## Given instruction:
Copy exactly, and only, the lines below from the first through the one containing "fig = plt.figure(figsize=(7.72, 5.16), dpi=100)", both included; pictures are omitted.

## Data extract:
-*-
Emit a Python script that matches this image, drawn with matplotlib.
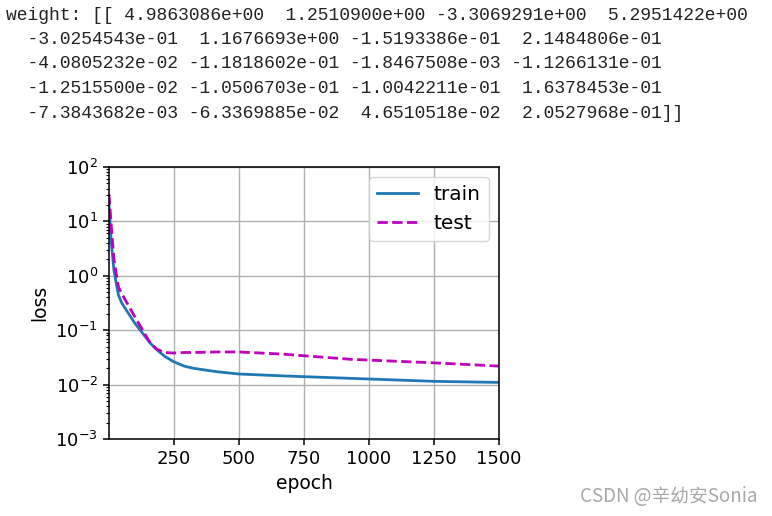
import matplotlib
matplotlib.use('agg')
import matplotlib.pyplot as plt

# printed weights shown above the chart
weight_lines = [
    'weight: [[ 4.9863086e+00  1.2510900e+00 -3.3069291e+00  5.2951422e+00',
    '  -3.0254543e-01  1.1676693e+00 -1.5193386e-01  2.1484806e-01',
    '  -4.0805232e-02 -1.1818602e-01 -1.8467508e-03 -1.1266131e-01',
    '  -1.2515500e-02 -1.0506703e-01 -1.0042211e-01  1.6378453e-01',
    '  -7.3843682e-03 -6.3369885e-02  4.6510518e-02  2.0527968e-01]]',
]

# loss curves (log10 values)
epochs = [1, 10, 20, 37, 50, 100, 160, 185, 215, 250, 290, 325, 415, 500, 670, 930, 1250, 1500]
train_log = [1.30, 0.6, 0.1, -0.35, -0.5, -0.87, -1.24, -1.36, -1.48, -1.58, -1.66, -1.70,
             -1.763, -1.805, -1.84, -1.885, -1.94, -1.96]
test_log = [1.50, 0.9, 0.3, -0.2, -0.33, -0.75, -1.24, -1.35, -1.41, -1.42, -1.41, -1.41,
            -1.40, -1.40, -1.44, -1.535, -1.60, -1.66]
train_loss = [10 ** v for v in train_log]
test_loss = [10 ** v for v in test_log]

plt.rcParams['font.size'] = 13
plt.rcParams['axes.linewidth'] = 1.1

fig = plt.figure(figsize=(7.72, 5.16), dpi=100)

for i, line in enumerate(weight_lines):
    fig.text(6 / 772, 1 - (15 + 24.5 * i) / 516, line, family='Liberation Mono',
             fontsize=13, va='center', ha='left', color='#222222')

ax = fig.add_axes([109 / 772, 1 - 439 / 516, 390 / 772, 272 / 516])
ax.plot(epochs, train_loss, '-', color='#1f77b4', lw=2.0, label='train')
ax.plot(epochs, test_loss, '--', color='m', lw=2.0, label='test')
ax.set_yscale('log')
ax.set_xlim(1, 1500)
ax.set_ylim(1e-3, 1e2)
ax.set_xticks([250, 500, 750, 1000, 1250, 1500])
ax.set_xlabel('epoch', fontsize=13.5)
ax.set_ylabel('loss', fontsize=13.5)
ax.grid(True, color='#b0b0b0', lw=1.0)
ax.tick_params(which='major', length=4.5, width=1.1)
ax.tick_params(which='minor', length=2.5, width=0.8)
ax.legend(loc='upper right', handlelength=2.0, fontsize=14.5, borderaxespad=0.5)

fig.text(757 / 772, 1 - 497 / 516, 'CSDN @辛幼安Sonia', family=['Noto Sans CJK SC', 'DejaVu Sans'],
         fontsize=13.5, color='#a8a8a8', ha='right', va='center')

plt.savefig('out.png', dpi=100)
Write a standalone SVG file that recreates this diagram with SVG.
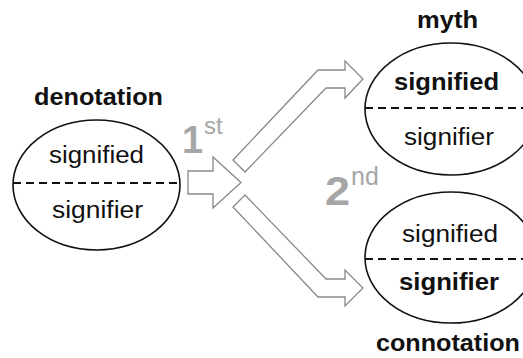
<svg xmlns="http://www.w3.org/2000/svg" width="523" height="358" viewBox="0 0 523 358">
<style>
.ell{fill:#fff;stroke:#111;stroke-width:1.6}
.dash{stroke:#111;stroke-width:2;stroke-dasharray:8 5}
.t{font-family:"Liberation Sans",Arial,sans-serif;font-size:23.5px;fill:#111;text-anchor:middle}
.b{font-weight:bold}
.arr{fill:#fff;stroke:#888;stroke-width:1.3;stroke-linejoin:miter}
.g{font-family:"Liberation Sans",Arial,sans-serif;fill:#a6a6a6}
</style>
<rect width="523" height="358" fill="#fff"/>
<g id="connectors">
<polygon class="arr" points="188,171 213,171 213,157 241,182.5 213,208 213,194 188,194"/>
<polygon class="arr" points="233,160 318,70 345,70 345,61 363,79 345,98 345,88 326,88 245,172"/>
<polygon class="arr" points="233,207 318,297 345,297 345,306 363,288 345,270 345,279 326,279 245,195"/>
<text class="g" x="182" y="153" font-size="38" font-weight="bold" textLength="21" lengthAdjust="spacingAndGlyphs">1</text>
<text class="g" x="204" y="134" font-size="24">st</text>
<text class="g" x="325" y="205" font-size="40" font-weight="bold" textLength="25" lengthAdjust="spacingAndGlyphs">2</text>
<text class="g" x="351" y="185" font-size="25">nd</text>
</g>
<g id="denotation">
<ellipse class="ell" cx="96.5" cy="185" rx="83.5" ry="65"/>
<line class="dash" x1="13" y1="183" x2="180" y2="183"/>
<text class="t b" x="98.5" y="105" textLength="129" lengthAdjust="spacingAndGlyphs">denotation</text>
<text class="t" x="96.5" y="163" textLength="95" lengthAdjust="spacingAndGlyphs">signified</text>
<text class="t" x="97.5" y="218" textLength="91" lengthAdjust="spacingAndGlyphs">signifier</text>
</g>
<g id="myth">
<ellipse class="ell" cx="451" cy="109" rx="86" ry="66"/>
<line class="dash" x1="365" y1="108" x2="523" y2="108"/>
<text class="t b" x="447.5" y="28" textLength="61" lengthAdjust="spacingAndGlyphs">myth</text>
<text class="t b" x="446.5" y="90" textLength="105" lengthAdjust="spacingAndGlyphs">signified</text>
<text class="t" x="449" y="145" textLength="90" lengthAdjust="spacingAndGlyphs">signifier</text>
</g>
<g id="connotation">
<ellipse class="ell" cx="451" cy="257.5" rx="86" ry="65.5"/>
<line class="dash" x1="365" y1="259" x2="523" y2="259"/>
<text class="t" x="450" y="242" textLength="96" lengthAdjust="spacingAndGlyphs">signified</text>
<text class="t b" x="449" y="290" textLength="100" lengthAdjust="spacingAndGlyphs">signifier</text>
<text class="t b" x="448" y="351" textLength="144" lengthAdjust="spacingAndGlyphs">connotation</text>
</g>
</svg>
-*-
## Finished answer:
Emit a Python script that matches this image, drawn with matplotlib.
import matplotlib
matplotlib.use('agg')
import matplotlib.pyplot as plt

# printed weights shown above the chart
weight_lines = [
    'weight: [[ 4.9863086e+00  1.2510900e+00 -3.3069291e+00  5.2951422e+00',
    '  -3.0254543e-01  1.1676693e+00 -1.5193386e-01  2.1484806e-01',
    '  -4.0805232e-02 -1.1818602e-01 -1.8467508e-03 -1.1266131e-01',
    '  -1.2515500e-02 -1.0506703e-01 -1.0042211e-01  1.6378453e-01',
    '  -7.3843682e-03 -6.3369885e-02  4.6510518e-02  2.0527968e-01]]',
]

# loss curves (log10 values)
epochs = [1, 10, 20, 37, 50, 100, 160, 185, 215, 250, 290, 325, 415, 500, 670, 930, 1250, 1500]
train_log = [1.30, 0.6, 0.1, -0.35, -0.5, -0.87, -1.24, -1.36, -1.48, -1.58, -1.66, -1.70,
             -1.763, -1.805, -1.84, -1.885, -1.94, -1.96]
test_log = [1.50, 0.9, 0.3, -0.2, -0.33, -0.75, -1.24, -1.35, -1.41, -1.42, -1.41, -1.41,
            -1.40, -1.40, -1.44, -1.535, -1.60, -1.66]
train_loss = [10 ** v for v in train_log]
test_loss = [10 ** v for v in test_log]

plt.rcParams['font.size'] = 13
plt.rcParams['axes.linewidth'] = 1.1

fig = plt.figure(figsize=(7.72, 5.16), dpi=100)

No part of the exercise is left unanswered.